Pioneer is responsible for the creation of the Kuro plasma television range. While quite expensive, the TVs have received rave reviews from both critics and home users alike. But while the Kuro range is undoubtedly the finest on the market at present, LCD panels have also improved spectacularly over the last few years.
Pitch black failure
Viewing angles have been enhanced, contrast ratios are up too. Prices have come down and general quality is up. But Feeney says that the fundamentals of the technology involved mean LCD screens will always be inferior to plasmas.
At the heart of LCD’s problems is the fact that the panels are transmissive, which means each pixel is actually a shutter blocking out an ‘always on’ white backlight. Colours are then filtered out from that white light. And because the pixels cannot shut out all the light, blacks come out more like dark greys.
"LCD tech was originally developed many years ago as a technology for displaying static images on devices such as the pocket calculator and digital watch," Feeney says.
"But in more recent times it’s been adapted by the PC industry again primarily for display of static images. It's only in very recent times that LCD technology has been transferred into televisions and this is down to one simple fact: it's cheaper to make an LCD TV than a plasma one."
However this looks set to change with future LCD TVs which use LEDs rather than fluorescent backlights. LEDs will enable LCD TV makers to properly turn off the backlight, leading to a dramatic increase in contrast, as individual pixels will effectively be off when no image is being displayed on the whole or a particular part of the screen.

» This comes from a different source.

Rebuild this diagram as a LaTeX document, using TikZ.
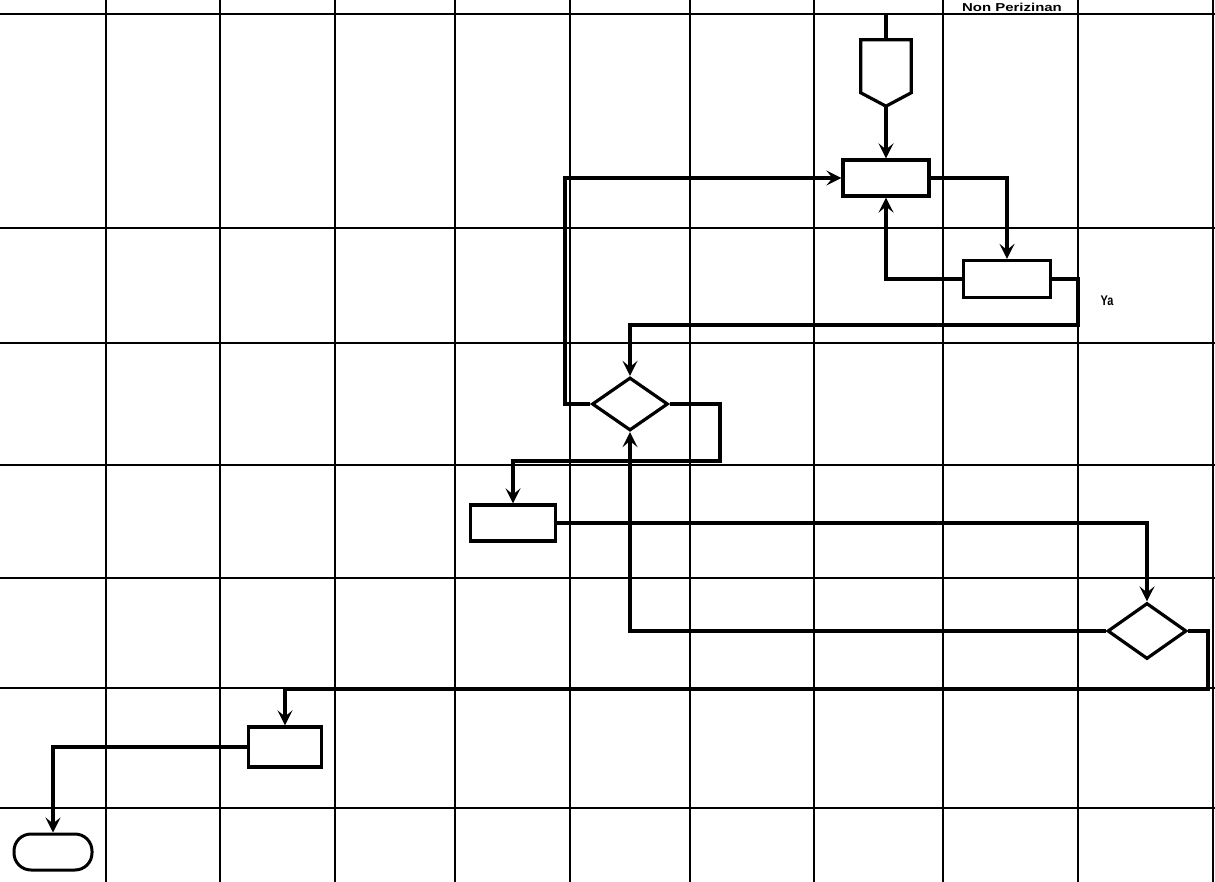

Emissive beats transmissive

Modern plasma TVs on the other hand work completely differently. They’re emissive displays, so each pixel is made up of a red, green and blue phosphor pocket. When the phosphor is excited by an electrode it emits red, green or blue light. And because there is no backlight, black colours are able to be displayed much more accurately.
"Different intensities and mixtures of these elements create the colours and display the imagery," Feeney says. "It was developed about 10 years ago and has been developed from the ground up as a TV device to display moving images with rich colour and contrast. For these reasons, LCD panels will never be able to rival PDPs."
It’s not just PDP manufacturers who advocate plasma technology, either. A report published last year by researchers at Synovate sought to reveal consumer attitudes towards both kinds of TV technology.
Plasma has the edge
The results revealed a strong preference for the contrast, black tone, resolution, image depth, sharpness, colour and response speed of plasma. And opinions among those who had some prior knowledge of the two technologies swung dramatically toward plasma once they viewed the content side-by-side in an environment similar to their homes.
However, one area where LCD certainly does rule over plasma is in the small panel market. It’s impossible to make decent plasma screens smaller than about 37 inches, something the Pioneer man readily admits.
"Each pixel of a plasma panel is precision sandblasted into a glass sheet. For a 1080p resolution 50-inch plasma, each individual pixel is about the size of a pin prick in a sheet of paper. To try and replicate this resolution on an even smaller piece of glass, the pixels would have to be minuscule," he says.
"It's impossible to do this and still retain structural integrity of the glass, not to mention the reduced amount of phosphor in each cell having a detrimental effect on overall brightness and colour purity."
So which television technology should you plump for? It’s certainly not as clean cut as it may seem. While Pioneer’s Kuro plasma range is astonishing, a 50-inch panel costs around £3,500 which is well out of the price range of many people.
In contrast, a similarly sized Sony Bravia LCD TV may not be as good, but would cost around £2,000 less. So, as always in cases like these, it comes down to what you can afford.